The prosecution presented evidence regarding “Andrew’s sexual partners reaching back two decades; about the outfits she wore to dinner or during grocery runs; about the underwear she packed for vacation; and about how often she had sex in her car.”
At least two witnesses testified that Andrew wore provocative clothing. Others were prompted to discuss if a good mother would conduct herself as Andrew had.
Prosecutors presented evidence about affairs that Andrew allegedly had during college and said she kept a boyfriend on the side during her marriage.
“At both the guilt and sentencing phases, prosecutors contrasted Andrew with the victim, whom they asserted had been ‘committed to God,’” according to the summary.
Andrew was convicted of murder and conspiracy to commit murder. She appealed.
A divided Oklahoma Court of Criminal Appeals found that evidence concerning the petitioner’s extramarital liaisons was acceptable because it demonstrated that “her co-defendant was just the last in a long line of men that she seduced.”
The court acknowledged most of the character evidence “was irrelevant to any issue in this case” but would not grant relief because it found the trial court had only committed harmless errors, the summary said.
The case moved to federal district court, where Andrew argued the character evidence’s admission violated her due process rights. The court ruled against her, and she appealed again.

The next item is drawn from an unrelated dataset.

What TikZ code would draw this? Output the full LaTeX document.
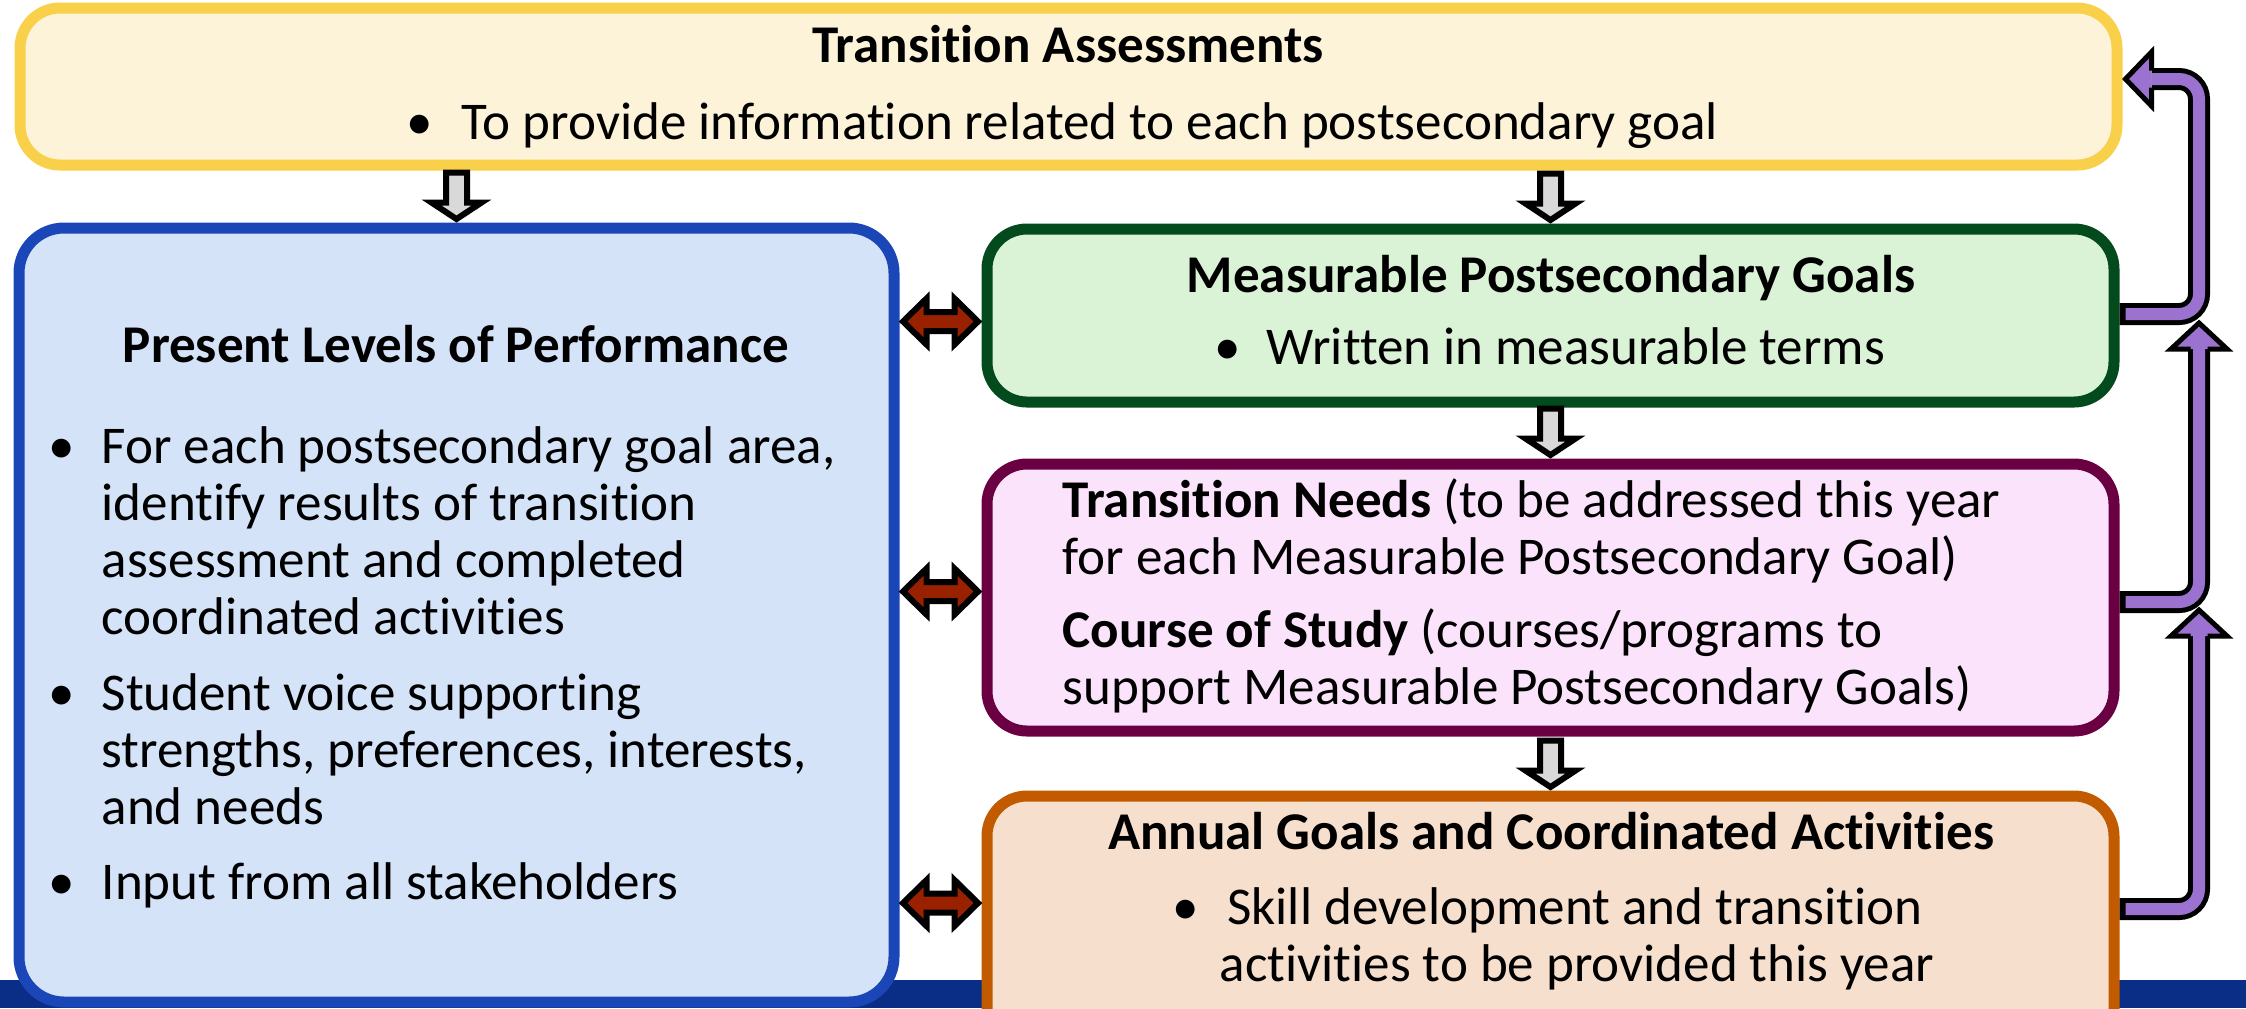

The Supreme Court disagreed with the circuit court in its new ruling, holding that “clearly established law provided that the Due Process Clause forbids the introduction of evidence so unduly prejudicial as to render a criminal trial fundamentally unfair.”
In his dissent, Thomas wrote that the 10th Circuit followed the Supreme Court’s rules “for identifying clearly established federal law.”
The state presented “overwhelming evidence” of Andrew’s guilt, and the Supreme Court’s majority “inaccurately portrays the State’s evidence, the prosecution’s closing arguments, and the reasoning of the Oklahoma Court of Criminal Appeals,” he said.
It is the Supreme Court, “and not the Tenth Circuit, that has deviated from settled law,” Thomas wrote.
Leslie Berger, press secretary for Oklahoma Attorney General Gentner Drummond, told The Epoch Times, “We are disappointed but respect the court’s decision.”
The Epoch Times reached out for comment to Andrew’s attorney, John R. Mills of Phillips Black in Oakland, California, but no reply was received by publication time.